MORGANTOWN — It would be only fitting, were someone to take West Virginia’s crucial football game at Texas tonight and turn it into a full-length movie feature film, that it would be of the genre of the 1950’s monster movies.
You may recall seeing them — or certainly have heard of some of them — which included Creature From the Black Lagoon, Godzilla, The Blob, Monster From Green Hell, Monster From the Ocean Floor and, perhaps most fittingly, Monster on the Campus.
If such a step would be taken to memorialize the matchup between a pair of 2-2 football teams that kicks off at 7:30 p.m. in Austin on FS1, the groundwork has been laid in the pre-game hype for the most fitting of titles:
“Battle of the Three-Headed Monsters”
Indeed this week the stable of running backs on each side were referred to as “three-headed monster.” West Virginia sophomore Justin Jackson Jr., who had a breakout game in the Mountaineers 33-10 victory over Virginia Tech 10 days earlier dubbing the nickname upon the trio of running backs — himself, freshman sensation CJ Donaldson and junior Tony Mathis — who combined for 218 rush yards against Tech.
“We’re a three-headed monster,” Johnson said after he added 83 yards to the 106 Donaldson put on the board and the 43 that came from the starter Mathis before his playing time was cut short by an untimely fumble.
And, while WVU coach Neal Brown professed the respect he has for star Texas running back Bijan Robinson all week, he had that 1950ish kind of feat that came out of monster movies from a “three-headed monster” they have hidden in their running back room.
Robinson has proven himself over two years and Texas is pushing him for All-American and Heisman recognition.
“You can make a strong argument that he’s the best player in the country,” Brown said, but didn’t stop there. “Then they have Roschon Johnson and Keilan Robinson. All three running backs are special.”
While Texas leans more heavily on Bijan Robinson, who is so good in all areas of the game including pass protecting and lead blocking, to go with his obvious running and pass receiving skills, WVU is more balanced but is beginning to tip toward Donaldson.
Not recruited as a running back, never having played there before and being moved there mostly as an experiment because the numbers were not what was needed there, Donaldson has caught the nation’s attention right from his first carry, a 44-yard burst against Pitt.
Three 100-yard rushing games out of his first four games have earned his head a spot there among the monsters.
Johnson, however, seemed to figure the game out against Virginia Tech with that 83-yard performance that included a late, key 6-yard touchdown run that put WVU up a couple of scores.
“The game is kind of slowing down for me as I’m starting to get more reps,” Johnson said. “I had to wait my turn, but that’s always the story. Just be patient and blessings will come. We’re all tremendous running backs; a three-headed monster.

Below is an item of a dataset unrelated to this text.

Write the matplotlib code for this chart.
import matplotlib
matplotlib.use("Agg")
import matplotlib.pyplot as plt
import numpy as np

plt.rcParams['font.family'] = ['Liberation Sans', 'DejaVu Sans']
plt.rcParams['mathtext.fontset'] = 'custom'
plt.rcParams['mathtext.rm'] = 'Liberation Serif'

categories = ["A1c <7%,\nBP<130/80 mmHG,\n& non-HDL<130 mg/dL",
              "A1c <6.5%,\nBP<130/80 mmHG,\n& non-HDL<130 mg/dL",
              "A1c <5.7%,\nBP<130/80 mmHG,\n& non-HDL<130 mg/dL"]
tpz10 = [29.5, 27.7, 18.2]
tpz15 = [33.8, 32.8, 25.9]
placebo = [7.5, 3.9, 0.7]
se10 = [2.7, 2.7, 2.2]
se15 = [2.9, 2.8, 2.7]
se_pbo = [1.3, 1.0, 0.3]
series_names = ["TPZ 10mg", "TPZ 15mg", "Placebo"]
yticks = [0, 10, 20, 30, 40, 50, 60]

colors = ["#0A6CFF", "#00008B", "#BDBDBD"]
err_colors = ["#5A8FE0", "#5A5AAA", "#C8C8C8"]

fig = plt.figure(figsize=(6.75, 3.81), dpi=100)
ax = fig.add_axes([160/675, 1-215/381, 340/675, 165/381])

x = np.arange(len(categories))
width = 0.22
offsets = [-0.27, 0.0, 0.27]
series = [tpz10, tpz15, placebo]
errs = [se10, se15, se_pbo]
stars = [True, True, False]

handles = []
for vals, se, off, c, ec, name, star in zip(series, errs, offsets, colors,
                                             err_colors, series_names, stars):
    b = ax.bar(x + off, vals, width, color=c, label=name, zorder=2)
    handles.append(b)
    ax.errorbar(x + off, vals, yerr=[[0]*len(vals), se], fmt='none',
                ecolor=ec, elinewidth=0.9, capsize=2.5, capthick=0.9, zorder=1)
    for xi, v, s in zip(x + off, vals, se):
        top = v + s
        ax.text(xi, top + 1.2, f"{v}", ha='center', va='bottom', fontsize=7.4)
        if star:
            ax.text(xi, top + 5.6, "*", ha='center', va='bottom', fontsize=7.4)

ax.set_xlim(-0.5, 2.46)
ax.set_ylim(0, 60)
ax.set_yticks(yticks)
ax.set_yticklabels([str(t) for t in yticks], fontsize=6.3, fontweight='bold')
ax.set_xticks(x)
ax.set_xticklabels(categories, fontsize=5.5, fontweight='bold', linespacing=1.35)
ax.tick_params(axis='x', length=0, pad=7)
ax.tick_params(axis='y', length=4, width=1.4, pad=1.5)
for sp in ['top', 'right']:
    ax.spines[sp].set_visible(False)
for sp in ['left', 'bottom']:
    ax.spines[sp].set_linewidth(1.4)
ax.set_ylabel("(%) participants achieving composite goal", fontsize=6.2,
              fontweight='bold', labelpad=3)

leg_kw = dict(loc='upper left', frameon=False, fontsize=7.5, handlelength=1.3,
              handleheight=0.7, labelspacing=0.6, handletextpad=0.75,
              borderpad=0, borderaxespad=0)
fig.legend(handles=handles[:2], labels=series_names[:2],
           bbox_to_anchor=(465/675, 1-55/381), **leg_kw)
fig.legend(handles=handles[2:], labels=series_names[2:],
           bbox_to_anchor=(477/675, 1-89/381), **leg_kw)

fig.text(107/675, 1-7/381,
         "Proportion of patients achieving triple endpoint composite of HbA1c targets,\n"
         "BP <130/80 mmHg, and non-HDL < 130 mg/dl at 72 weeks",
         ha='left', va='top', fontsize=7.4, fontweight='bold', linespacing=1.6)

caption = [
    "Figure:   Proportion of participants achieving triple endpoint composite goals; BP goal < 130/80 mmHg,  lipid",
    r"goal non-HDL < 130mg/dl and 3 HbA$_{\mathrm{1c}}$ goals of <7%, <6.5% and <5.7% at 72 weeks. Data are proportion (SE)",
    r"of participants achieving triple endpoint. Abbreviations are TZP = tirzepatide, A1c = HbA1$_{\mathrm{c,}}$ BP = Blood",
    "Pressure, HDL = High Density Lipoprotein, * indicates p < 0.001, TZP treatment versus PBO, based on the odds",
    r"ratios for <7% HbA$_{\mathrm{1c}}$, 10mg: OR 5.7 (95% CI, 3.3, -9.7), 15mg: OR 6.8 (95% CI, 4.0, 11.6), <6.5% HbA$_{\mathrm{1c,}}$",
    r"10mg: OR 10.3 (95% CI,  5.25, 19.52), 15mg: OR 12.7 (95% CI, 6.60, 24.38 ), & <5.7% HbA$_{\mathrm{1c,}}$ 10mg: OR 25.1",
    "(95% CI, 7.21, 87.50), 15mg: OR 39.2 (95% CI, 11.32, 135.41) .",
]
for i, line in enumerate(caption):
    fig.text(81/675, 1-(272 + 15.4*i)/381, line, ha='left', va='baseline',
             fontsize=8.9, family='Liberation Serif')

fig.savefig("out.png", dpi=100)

Me, CJ and Tony are really something special.
“I think we’re the best in the nation,” he concluded.
That may be a bit of hyperbole, but it certainly is a huge step forward in the running game from where WVU was in the first three years under Brown.
Johnson and Mathis offer a contrast to Donaldson. Both are evasive type runners while Donaldson, at 240 pounds, is more a power runner … but he is a unique one.
He has “evadability”, if we can coin a phrase that sounds like something out of TV ad.
He is slick with the ball as well as powerful, an inside runner who can get you a touchdown — he owns six of them — but also able to get to the corner and make the first man miss so he can build a head of steam downfield.
“We’ve been intentional about playing all three,” Brown said. “In the first half of every game we’ve played all three and we’ll continue with that. We may look at some multiple running back packages down the road, especially if all three of them continue to run the ball effectively and are unselfish.”
What they are doing, with a smart and crafty quarterback in JT Daniels and three solid receivers in Bryce Ford-Wheaton, Kaden Prather and Sam Jones, is play possession football, which appears to be the necessary ingredient to beat Texas.
The Longhorns were upset last week by Texas Tech as the Red Raiders ran 100 plays against them in an overtime game and WVU, beating Virginia Tech, had 32 first downs and ran 23 more plays than the Hokies.
“If we hold on to the football, stop the run and run the football we have a chance against anybody we play,” Brown said. “It’s going to be that way. Our league is getting some respect nationally now and if you look at it 1 through 10, there’s no layups on that card.”